Pairing beer with food doesn't have to be stressful. Suds are forgiving but there are definitely ways to bring out the best on your plate and in your glass.
Few things pair better than a patio and beer.
But that hoppy, malty, yeasty elixir is more than a one-trick summer beverage. Beer, like wine, is a soul mate to food. Make the perfect match between dish and glass and it’s a little like the climax of Tchaikovsky’s 1812 Overture happening in your mouth. With cannons, to boot.
Something magical happens when flavours, be they complementary or contrasting, collide in a beer and food pairing. I was reminded of that recently at The Exchange Brewery in Niagara-on-the-Lake during a media dinner held to prove that point.
Good news is, you don’t have to be a cicerone to make the right beer and food pairings.
Pairing beer and food is simple, explained Crystal Costa, assistant manager at The Exchange.
Here’s how to nail it.
Good things come in three
Everybody has their favourites when it comes to cracking open a tall, cold one. But choosing which one to drink goes beyond deciding between craft and mass-produced suds.
There are three categories of beer: yeast-forward, like a saison or German Hefeweizen, which can be spicy and floral; malt-forward, like a porter or stout, with roasted notes brought on by the Maillard reaction; and hop-forward — think IPA, with its more aggressive, sometimes bitter notes.
It’s complementary, my dear
With that in mind, think of similarities in the flavours of food and beer, Costa suggested. Porters and stouts work well with roasted mushrooms and meats — anything caramelized, really. Nuts and chocolate also shine when served with dark beer.
Hop-forward beers with their citrus notes can stand up to lemony fish or chicken, or something salty like goat cheese.
Meanwhile, yeasty beers with their dry body go well with summer barbecues and grains. Got a Hefeweizen? Of course it will work with quintessential German dishes like sausage and potato salad, and The Exchange makes the most German Hefeweizen I’ve tried on this side of Atlantic. It could stand up to any stein from overseas.
“It’s brighter. I think summer barbecue,” Costa said. “Going back to German fair — the sausage — that’s barbecue. And potatoes — something creamy.”
Other great matches: try trappist with its hints of fig, raisin and brandy with sticky toffee pudding; treat dry and light golden ales like a versatile and easy-going white table wine; and try white IPAs, which boast plenty of yeast alongside hops, with sushi.
In stark contrast
Matches can also be made in heaven when the flavours play off each other. The funk and richness of blue cheese, for example, meets its match with the acidity and tartness of a sour beer.
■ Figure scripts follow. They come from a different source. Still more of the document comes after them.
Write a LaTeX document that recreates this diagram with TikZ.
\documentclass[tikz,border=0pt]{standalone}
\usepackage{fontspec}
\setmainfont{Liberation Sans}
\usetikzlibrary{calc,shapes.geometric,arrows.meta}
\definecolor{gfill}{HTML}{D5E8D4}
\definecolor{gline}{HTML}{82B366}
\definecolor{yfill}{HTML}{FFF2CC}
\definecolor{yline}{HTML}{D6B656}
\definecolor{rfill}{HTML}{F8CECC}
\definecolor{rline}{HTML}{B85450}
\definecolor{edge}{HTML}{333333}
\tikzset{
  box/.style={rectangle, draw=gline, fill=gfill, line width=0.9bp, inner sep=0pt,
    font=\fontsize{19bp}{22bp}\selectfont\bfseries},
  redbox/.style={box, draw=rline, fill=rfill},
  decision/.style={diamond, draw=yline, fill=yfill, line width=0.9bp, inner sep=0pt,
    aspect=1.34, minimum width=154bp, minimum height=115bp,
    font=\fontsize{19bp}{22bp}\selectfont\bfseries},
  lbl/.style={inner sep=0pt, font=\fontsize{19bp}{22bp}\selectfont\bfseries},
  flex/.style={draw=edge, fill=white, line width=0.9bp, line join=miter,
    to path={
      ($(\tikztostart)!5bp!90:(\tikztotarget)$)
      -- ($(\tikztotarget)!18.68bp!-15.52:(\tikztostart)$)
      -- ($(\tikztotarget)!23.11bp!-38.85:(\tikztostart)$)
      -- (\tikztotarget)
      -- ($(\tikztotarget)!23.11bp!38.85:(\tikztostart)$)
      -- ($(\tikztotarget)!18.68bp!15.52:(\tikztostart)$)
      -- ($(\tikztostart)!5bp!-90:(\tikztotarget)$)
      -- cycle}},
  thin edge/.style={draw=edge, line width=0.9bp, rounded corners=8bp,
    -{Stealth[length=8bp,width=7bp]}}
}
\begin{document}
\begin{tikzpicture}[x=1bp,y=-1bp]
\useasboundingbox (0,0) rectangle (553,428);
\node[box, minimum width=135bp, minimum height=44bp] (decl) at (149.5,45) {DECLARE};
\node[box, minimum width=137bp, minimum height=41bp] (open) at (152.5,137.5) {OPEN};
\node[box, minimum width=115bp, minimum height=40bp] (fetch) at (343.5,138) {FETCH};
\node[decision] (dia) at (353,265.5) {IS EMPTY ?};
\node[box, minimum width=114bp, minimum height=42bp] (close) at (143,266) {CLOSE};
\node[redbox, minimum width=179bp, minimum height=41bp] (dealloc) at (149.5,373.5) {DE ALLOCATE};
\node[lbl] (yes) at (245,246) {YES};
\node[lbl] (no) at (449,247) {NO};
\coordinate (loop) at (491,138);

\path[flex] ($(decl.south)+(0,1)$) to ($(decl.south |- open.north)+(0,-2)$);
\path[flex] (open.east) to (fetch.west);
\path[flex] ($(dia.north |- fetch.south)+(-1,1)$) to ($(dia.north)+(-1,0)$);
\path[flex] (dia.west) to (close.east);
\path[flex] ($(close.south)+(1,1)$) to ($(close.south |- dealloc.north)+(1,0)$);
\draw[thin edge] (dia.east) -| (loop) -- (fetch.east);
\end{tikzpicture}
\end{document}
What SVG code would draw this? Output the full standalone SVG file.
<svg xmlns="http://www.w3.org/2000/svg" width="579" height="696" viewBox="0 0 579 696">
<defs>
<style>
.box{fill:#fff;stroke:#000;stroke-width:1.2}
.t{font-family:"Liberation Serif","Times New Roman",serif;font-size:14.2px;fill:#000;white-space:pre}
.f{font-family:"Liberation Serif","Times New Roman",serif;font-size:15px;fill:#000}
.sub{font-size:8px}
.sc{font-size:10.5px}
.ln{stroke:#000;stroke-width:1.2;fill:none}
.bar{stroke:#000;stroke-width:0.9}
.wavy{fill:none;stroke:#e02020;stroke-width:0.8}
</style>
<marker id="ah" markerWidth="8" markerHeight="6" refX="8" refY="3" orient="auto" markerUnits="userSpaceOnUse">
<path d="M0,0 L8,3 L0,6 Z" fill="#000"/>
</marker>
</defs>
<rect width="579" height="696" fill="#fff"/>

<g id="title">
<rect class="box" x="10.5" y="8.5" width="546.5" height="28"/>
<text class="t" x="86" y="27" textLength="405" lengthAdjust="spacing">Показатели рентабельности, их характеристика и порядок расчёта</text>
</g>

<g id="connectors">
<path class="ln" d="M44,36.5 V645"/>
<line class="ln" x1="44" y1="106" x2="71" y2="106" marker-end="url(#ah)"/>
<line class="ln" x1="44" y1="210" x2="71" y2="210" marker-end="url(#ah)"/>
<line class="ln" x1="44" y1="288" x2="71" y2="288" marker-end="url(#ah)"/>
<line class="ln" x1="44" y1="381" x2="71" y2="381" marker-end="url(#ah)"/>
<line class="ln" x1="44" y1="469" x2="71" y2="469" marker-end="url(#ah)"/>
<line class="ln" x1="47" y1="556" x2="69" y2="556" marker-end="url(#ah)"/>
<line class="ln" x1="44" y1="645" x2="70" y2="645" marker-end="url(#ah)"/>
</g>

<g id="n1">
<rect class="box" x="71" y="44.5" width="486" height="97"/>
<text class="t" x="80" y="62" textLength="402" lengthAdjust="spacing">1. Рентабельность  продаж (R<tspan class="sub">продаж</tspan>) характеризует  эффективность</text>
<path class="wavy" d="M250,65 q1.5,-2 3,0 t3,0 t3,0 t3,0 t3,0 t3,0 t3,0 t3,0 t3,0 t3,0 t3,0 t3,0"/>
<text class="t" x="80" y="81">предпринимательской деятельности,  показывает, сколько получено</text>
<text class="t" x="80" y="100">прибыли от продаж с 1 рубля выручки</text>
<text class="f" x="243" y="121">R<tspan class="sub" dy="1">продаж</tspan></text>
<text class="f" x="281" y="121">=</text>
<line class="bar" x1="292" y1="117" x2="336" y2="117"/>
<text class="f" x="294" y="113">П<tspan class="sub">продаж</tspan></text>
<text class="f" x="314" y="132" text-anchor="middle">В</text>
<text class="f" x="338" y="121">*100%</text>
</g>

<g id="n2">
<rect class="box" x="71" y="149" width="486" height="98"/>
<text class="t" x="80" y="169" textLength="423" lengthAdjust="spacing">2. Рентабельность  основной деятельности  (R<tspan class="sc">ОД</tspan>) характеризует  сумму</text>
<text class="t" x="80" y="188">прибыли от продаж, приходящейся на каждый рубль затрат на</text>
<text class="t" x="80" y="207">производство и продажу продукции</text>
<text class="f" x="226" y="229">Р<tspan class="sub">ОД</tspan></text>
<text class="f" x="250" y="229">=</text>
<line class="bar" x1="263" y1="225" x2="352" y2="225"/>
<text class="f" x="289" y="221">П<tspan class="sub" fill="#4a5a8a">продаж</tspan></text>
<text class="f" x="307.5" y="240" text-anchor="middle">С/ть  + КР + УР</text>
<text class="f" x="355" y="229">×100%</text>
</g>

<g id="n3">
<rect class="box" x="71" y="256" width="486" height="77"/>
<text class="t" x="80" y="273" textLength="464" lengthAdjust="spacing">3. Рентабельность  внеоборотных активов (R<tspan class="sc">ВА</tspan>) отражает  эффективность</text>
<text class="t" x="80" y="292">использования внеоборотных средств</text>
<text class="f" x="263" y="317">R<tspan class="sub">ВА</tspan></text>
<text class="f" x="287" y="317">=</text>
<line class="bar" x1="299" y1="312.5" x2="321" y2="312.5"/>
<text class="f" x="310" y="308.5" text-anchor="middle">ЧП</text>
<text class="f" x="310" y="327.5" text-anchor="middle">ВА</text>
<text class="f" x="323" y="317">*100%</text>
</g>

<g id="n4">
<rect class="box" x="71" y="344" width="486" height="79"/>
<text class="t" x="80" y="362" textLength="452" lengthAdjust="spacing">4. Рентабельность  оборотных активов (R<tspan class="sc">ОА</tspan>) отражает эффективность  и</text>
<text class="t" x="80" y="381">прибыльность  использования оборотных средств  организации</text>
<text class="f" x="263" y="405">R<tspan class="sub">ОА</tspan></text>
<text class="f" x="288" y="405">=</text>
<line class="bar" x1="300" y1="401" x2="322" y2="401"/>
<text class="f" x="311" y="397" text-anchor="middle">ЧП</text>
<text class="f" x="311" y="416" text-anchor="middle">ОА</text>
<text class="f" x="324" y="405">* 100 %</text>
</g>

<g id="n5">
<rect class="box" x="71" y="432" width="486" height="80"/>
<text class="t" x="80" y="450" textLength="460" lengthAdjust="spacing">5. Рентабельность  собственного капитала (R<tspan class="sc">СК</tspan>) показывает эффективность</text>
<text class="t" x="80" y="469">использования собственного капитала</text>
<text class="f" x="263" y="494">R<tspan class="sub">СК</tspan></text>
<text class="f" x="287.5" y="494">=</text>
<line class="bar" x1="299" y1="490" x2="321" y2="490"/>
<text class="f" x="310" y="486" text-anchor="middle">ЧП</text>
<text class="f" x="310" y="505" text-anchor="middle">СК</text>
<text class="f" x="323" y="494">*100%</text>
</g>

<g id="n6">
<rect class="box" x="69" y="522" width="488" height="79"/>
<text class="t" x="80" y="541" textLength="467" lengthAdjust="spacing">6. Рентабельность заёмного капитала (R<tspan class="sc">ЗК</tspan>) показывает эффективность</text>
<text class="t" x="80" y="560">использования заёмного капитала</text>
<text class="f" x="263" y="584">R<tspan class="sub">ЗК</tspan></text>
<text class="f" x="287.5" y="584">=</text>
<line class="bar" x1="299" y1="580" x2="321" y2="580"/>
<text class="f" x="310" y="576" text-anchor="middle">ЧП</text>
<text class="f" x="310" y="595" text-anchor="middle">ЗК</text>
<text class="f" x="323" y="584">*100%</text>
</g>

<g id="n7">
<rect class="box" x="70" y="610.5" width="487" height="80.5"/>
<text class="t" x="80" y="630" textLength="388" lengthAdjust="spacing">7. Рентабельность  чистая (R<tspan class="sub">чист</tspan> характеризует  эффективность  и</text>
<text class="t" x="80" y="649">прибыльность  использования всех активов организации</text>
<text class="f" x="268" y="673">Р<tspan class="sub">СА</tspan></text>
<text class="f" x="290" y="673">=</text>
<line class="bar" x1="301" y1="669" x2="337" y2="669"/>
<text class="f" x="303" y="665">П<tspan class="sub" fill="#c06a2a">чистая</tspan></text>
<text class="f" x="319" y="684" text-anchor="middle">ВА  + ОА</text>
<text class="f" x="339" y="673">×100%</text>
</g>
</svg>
The contrasting flavours and mouth feels bring out the best in each other and provide incredible balance.
Sour beers are also great foils to sweet and rich desserts. Ditto for spicy foods. The mouth-puckering powers cut through any oiliness or fattiness, ensuring neither overwhelms.
Those trappists with burnt sugar, caramel notes create magic when paired with something salty.
Still, there are some opposites that don't attract, Costa warned. "Chocolate doesn't go with IPA. I don't know if it's the hoppiness but milk chocolate is particularly bad."
A red ale like this one pairs well with gruyere cheese and even everyday foods like sandwiches.
When in doubt...
Reach for a lager. Costa assured it goes with anything, kind of a like a Riesling.
The key, though, is to not take pairing beer and food too seriously. Beer is more forgiving than wine, she noted. Even an IPA, which stands out for its hoppiness, can have malty and yeasty notes you can play with when pairing with supper.
"There are no mistakes," Costa said. "Beer is very versatile. It may bring out and accentuate flavours but you can't go wrong at all. At the end of the day, it's beer. It's great on its own and with food."